I just made a program that has 43 minutes run time. That's the longest I have ever done for a single part. I did a Zeiss program that was 9 hours but it was for 20 parts at the same time. What is some of your run times?
  • I used to program pretty large bulkheads. My longest program ever was a full FAI on a bulkhead that ran for ~11 hours each side. So ~22 - 23 hours total. Plus set up.

    Disclaimer. It wasnt the fastest machine so that probably added a lot of time. but regardless it was thousands and thousands of points.
  • Sometimes it would take us 2-3 weeks to write one program for the full FAI bulkheads
  • If I was allowed 2-3 weeks to write a program that would be amazing. Most of the time I am lucky to get 3 hours. CMM use here is a brand new thing and upper man just does not see the value in it yet.
  • Writing a 43 minute program in roughly 3 hours is pretty impressive though!
  • At my current job my longest program is probably about an hour. But we are slowly moving to larger parts so that number will probably go up in the next year
  • About 2 years ago I had a big prototype aircraft part that was technically too wide for the machine. The shop machined big 45° triangles so we could fit it on the machine. Each side side was 14 hours run time. Almost 40,000 points and 1200 circles (6 hits each circle). I spent 3-4 weeks programming it.

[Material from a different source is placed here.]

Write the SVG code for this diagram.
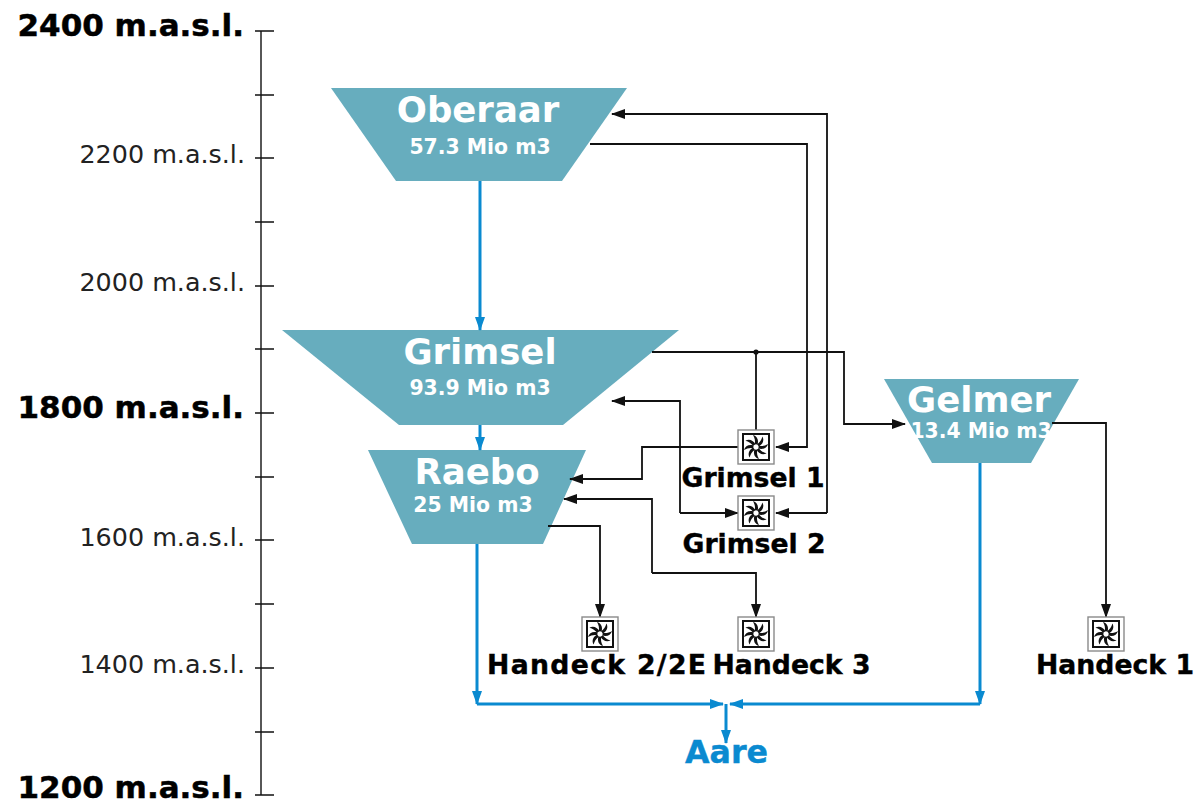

    Boss an owner came to me a few weeks ago and brought a print for a part they are quoting asking if I can inspect it. It's the same size as the aforementioned part but 5" thicker. Yeah... I can do it.
  • Main Gearbox Housing for aircraft engine. Customer needed a full first article inspection.

    Took 4 solid weeks to program, 6hr CMM cycle time, 58page CMM report.

    This job literally had hundreds of true positions and many of the checks were redundant. If I had to guess, someone fresh out of engineering school sat at their desk and pushed the GD&T buttons as many times as they could before releasing these prints to us lol
  • I suppose you all spend lots of time planning and review the probe path and such. but we are not perfect. How do you all handle unexpected probe hits and things of that nature. Or a scenario where your measurements are so far off you decide to re calibrate your probes. Do you just have to start over? Print the report in sections

    Biggest machine I have is a 7107 and the longest run time was probably about 30 mins.
  • I suppose you all spend lots of time planning and review the probe path and such. but we are not perfect. How do you all handle unexpected probe hits and things of that nature. Or a scenario where your measurements are so far off you decide to re calibrate your probes. Do you just have to start over? Print the report in sections

    Biggest machine I have is a 7107 and the longest run time was probably about 30 mins.


    I don't spend lots of time planning to be honest. All of my programs follow the same flow when it comes to "finding the part" and setting up base alignments.

    When it comes to actually driving around the part...I write a section of code and don't move on until I am entirely confident that it won't crash. Do that from start to finish, you're good!

    I am a big fan of using clearance planes that are tied to a feature (is nice if you're changing your alignments a lot)
           CLEARP/ZPLUS,PLN_C.Z+1,ZPLUS,PLN_C.Z+1,ON
    
  • Laser that program took me a lot longer to write. Most of the time I get less time.